Frida Kahlo: Trauma, Abjection, and Affect

Frida Kahlo: Biography

Frida Kahlo (1907-1954) was born in Mexico City, Mexico. Her life was one that no one should have to experience - a life of pain and isolation - but a life she continued to live through all of her hardships. As a child, she was fascinated with animals and insects, and she wanted to become a doctor when she was older. At the age of six, she contracted polio which left her leg thin and weak, and her foot deformed. Many of her schoolmates made fun of her which is likely to be the reason for her rebellion and independence as a teenager. Already at such a young age, Kahlo spent much of her life in pain. In 1925, when she was eighteen, a trolley car crashed into a bus she was travelling on and crushed her, breaking almost every bone in her body, including her spine. Her pelvis and genitalia were impaled by a steel rod. Bedridden, bored and lonely, Kahlo started to paint.

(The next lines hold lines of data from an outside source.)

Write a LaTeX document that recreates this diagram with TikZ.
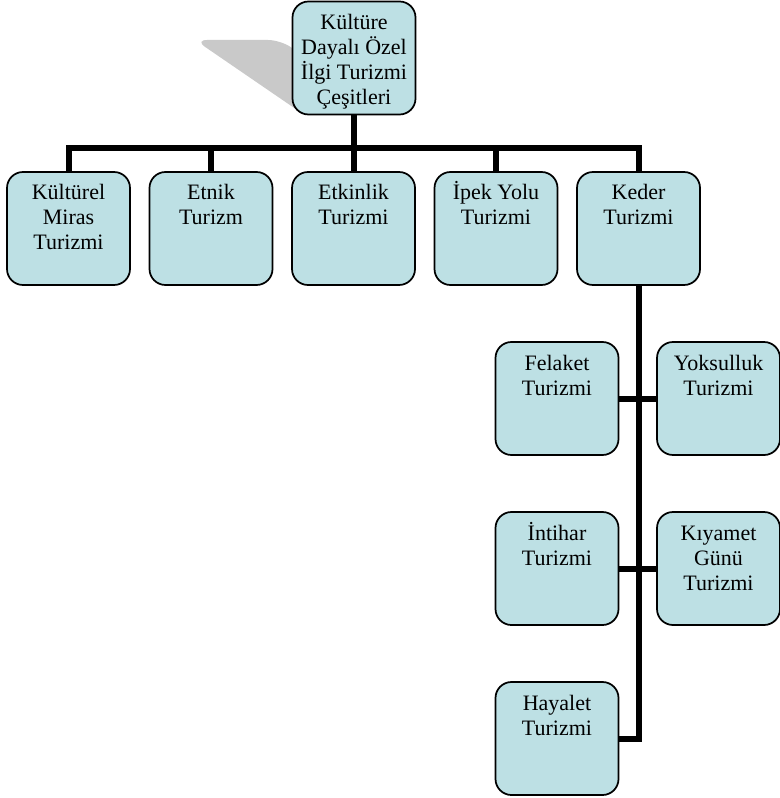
\documentclass[tikz,border=0pt]{standalone}
\usepackage{fontspec}
\setmainfont{Liberation Serif}
\usepackage{xcolor}
\usepackage{tikz}
\definecolor{Tile}{HTML}{BDE0E4}
\definecolor{Shade}{HTML}{C9C9C9}
\newcommand{\tiletext}[1]{\parbox[c][84.75pt][t]{92.25pt}{\centering\fontsize{16.5pt}{18.75pt}\selectfont\rule{0pt}{21pt}#1}}
\tikzset{
  tile/.style={
    draw=black, fill=Tile, line width=1.3pt, rounded corners=12pt,
    inner sep=0pt, minimum width=92.25pt, minimum height=84.75pt
  },
  bar/.style={line width=4.5pt,draw=black},
  shade/.style={fill=Shade,rounded corners=9pt}
}

\begin{document}
\begin{tikzpicture}[x=0.75pt,y=-0.75pt]
  \useasboundingbox (0,0) rectangle (779,798);
  \fill[shade] (195,40) -- (280,40) -- (392,114) -- (303,114) -- cycle;
  \node[tile] (top) at (354,58) {\tiletext{Kültüre\\Dayalı Özel\\İlgi Turizmi\\Çeşitleri}};
  \node[tile] (kul) at (68.5,228.5) {\tiletext{Kültürel\\Miras\\Turizmi}};
  \node[tile] (etn) at (211,228.5) {\tiletext{Etnik\\Turizm}};
  \node[tile] (etk) at (353.5,228.5) {\tiletext{Etkinlik\\Turizmi}};
  \node[tile] (ipk) at (496,228.5) {\tiletext{İpek Yolu\\Turizmi}};
  \node[tile] (ked) at (638.5,228.5) {\tiletext{Keder\\Turizmi}};
  \node[tile] (fel) at (557,398.5) {\tiletext{Felaket\\Turizmi}};
  \node[tile] (yok) at (718.5,398.5) {\tiletext{Yoksulluk\\Turizmi}};
  \node[tile] (int) at (557,568.5) {\tiletext{İntihar\\Turizmi}};
  \node[tile] (kiy) at (718.5,568.5) {\tiletext{Kıyamet\\Günü\\Turizmi}};
  \node[tile] (hay) at (557,738.5) {\tiletext{Hayalet\\Turizmi}};
  \coordinate (bus) at (354,148);
  \foreach \n in {kul,etn,etk,ipk,ked}
    \draw[bar] (top.south) |- (bus) -| (\n.north);
  \draw[bar] (ked.south) |- (hay.east);
  \draw[bar] (fel.east) -- (yok.west);
  \draw[bar] (int.east) -- (kiy.west);
\end{tikzpicture}
\end{document}
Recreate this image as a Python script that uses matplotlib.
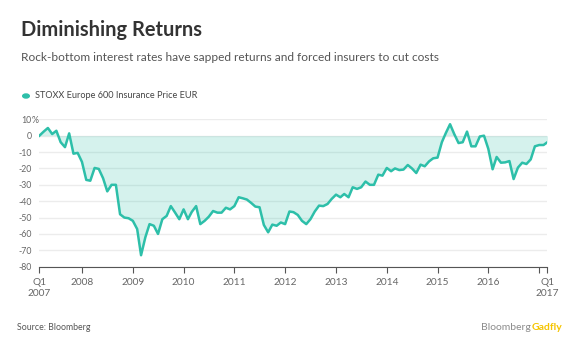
import matplotlib
matplotlib.use("Agg")
import matplotlib.pyplot as plt
import pandas as pd
from matplotlib.patches import Circle

plt.rcParams['font.family'] = ['Lato', 'DejaVu Sans']

# monthly index level vs Q1 2007 (%), Mar 2007 .. Mar 2017
start_month = '2007-03-01'
returns = [
    0, 2.5, 4.7, 1, 3, -4, -7, 1.4, -11, -10.5,
    -16, -27, -27.5, -19.7, -20.3, -26, -34, -30, -30, -48,
    -50, -50.4, -52, -57, -73, -62, -54, -55, -60, -51,
    -49, -43, -47, -51, -45, -51, -46.5, -43, -54, -52,
    -49.5, -46, -47, -47, -44, -45, -43, -37.6, -38.2, -39,
    -41, -43.3, -43.7, -54.5, -59, -54.3, -55, -53, -54, -46.3,
    -46.7, -48.4, -52, -54, -51, -46.3, -42.7, -43, -41.7, -38.6,
    -36, -37.6, -35.6, -37.6, -31.5, -32.5, -31.5, -28, -30, -30,
    -23.8, -24.4, -19.7, -21.7, -20, -21, -20.7, -17.9, -20, -22.8,
    -17.7, -18.7, -15.7, -13.8, -13.4, -4, 1.5, 7, 1, -4.5,
    -4, 2.5, -6.5, -6.5, -0.5, 0, -8, -20.5, -13, -16.5,
    -16.3, -15.5, -26.5, -19.5, -16.5, -17.3, -14.5, -6.5, -5.7, -5.7,
    -4,
]
year_ticks = list(range(2008, 2018))
year_labels = [str(y) for y in range(2008, 2017)] + ['']
y_ticks = list(range(-80, 11, 10))
y_labels = [str(v) for v in y_ticks]

teal = '#2dbfa9'
W, H = 580, 355

dates = pd.date_range(start_month, periods=len(returns), freq='MS')

fig = plt.figure(figsize=(W / 100, H / 100), dpi=100)
fig.patch.set_facecolor('white')

def fx(px):
    return px / W

def fy(py):
    return 1 - py / H

ax = fig.add_axes([fx(39.4), fy(266.7), fx(547.4) - fx(39.4), (266.7 - 119.3) / H])

ax.fill_between(dates, returns, 0, color=teal, alpha=0.2, lw=0, zorder=2)
ax.plot(dates, returns, color=teal, lw=1.8, zorder=3)

ax.set_xlim(dates[0], dates[-1])
ax.set_ylim(-80, 10)

# x ticks
tick_dates = [dates[0]] + [pd.Timestamp(f'{y}-01-01') for y in year_ticks] + [dates[-1]]
tick_labels = ['Q1\n2007'] + year_labels + ['Q1\n2017']
ax.set_xticks(tick_dates)
ax.set_xticklabels(tick_labels, fontsize=7.3, color='#666666', va='top', linespacing=1.3)
ax.tick_params(axis='x', direction='out', length=4, width=0.8, color='#555555', pad=4)

# y ticks, with the % sign hanging to the right of "10"
ax.set_yticks(y_ticks)
ax.set_yticklabels(y_labels, fontsize=6.3, color='#666666')
ax.tick_params(axis='y', length=0, pad=5.5)
ax.text(-0.0145, 10, '%', transform=ax.get_yaxis_transform(), fontsize=6.3,
        color='#666666', ha='left', va='center_baseline')

ax.grid(axis='y', color='#ececec', lw=1.0, zorder=1)
ax.set_axisbelow(True)
for s in ['top', 'right', 'left']:
    ax.spines[s].set_visible(False)
ax.spines['bottom'].set_color('#555555')
ax.spines['bottom'].set_linewidth(0.8)

# titles
fig.text(fx(21), fy(35.7), 'Diminishing Returns', fontsize=14.4, fontweight='bold',
         color='#333333', ha='left', va='baseline')
fig.text(fx(21), fy(60.7), 'Rock-bottom interest rates have sapped returns and forced insurers to cut costs',
         fontsize=8.55, color='#555555', ha='left', va='baseline')

# legend
fig.patches.append(Circle((fx(26), fy(96)), 3.3 / W, transform=fig.transFigure,
                          color=teal, zorder=5))
fig.text(fx(35), fy(95.5), 'STOXX Europe 600 Insurance Price EUR', fontsize=6.6,
         color='#444444', ha='left', va='center')

# footer
fig.text(fx(17), fy(327), 'Source: Bloomberg', fontsize=6.3, color='#555555',
         ha='left', va='center')
t = fig.text(fx(562), fy(327), 'Gadfly', fontsize=7.5, fontweight='bold', color='#f5c400',
             ha='right', va='center')
fig.canvas.draw()
bb = t.get_window_extent()
fig.text(bb.x0 / W, fy(327), 'Bloomberg', fontsize=7.5, color='#8c8c8c',
         ha='right', va='center')

fig.savefig('out.png', dpi=100)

After her marriage to Diego Rivera in 1929, she went to New York with him but found herself homesick and lonely once again. Shortly after, in 1939, they divorced and Kahlo moved back to Mexico. Their divorce did not last long, however, and they remarried in 1940 after only a year of being apart. It was during this separation that she started developing her art and became a well-established artist in her own right. Over the next few years, her art was displayed in galleries around the world. But eventually, she could not attend the openings because of the pain in her leg and she was bedridden in a body cast because of her fragile back. Kahlo died in her sleep when she was forty-seven years old. A few years later, her Blue House (her childhood home) became the Frida Kahlo Museum and thirty years after that, the Mexican government declared Kahlo’s work a national treasure.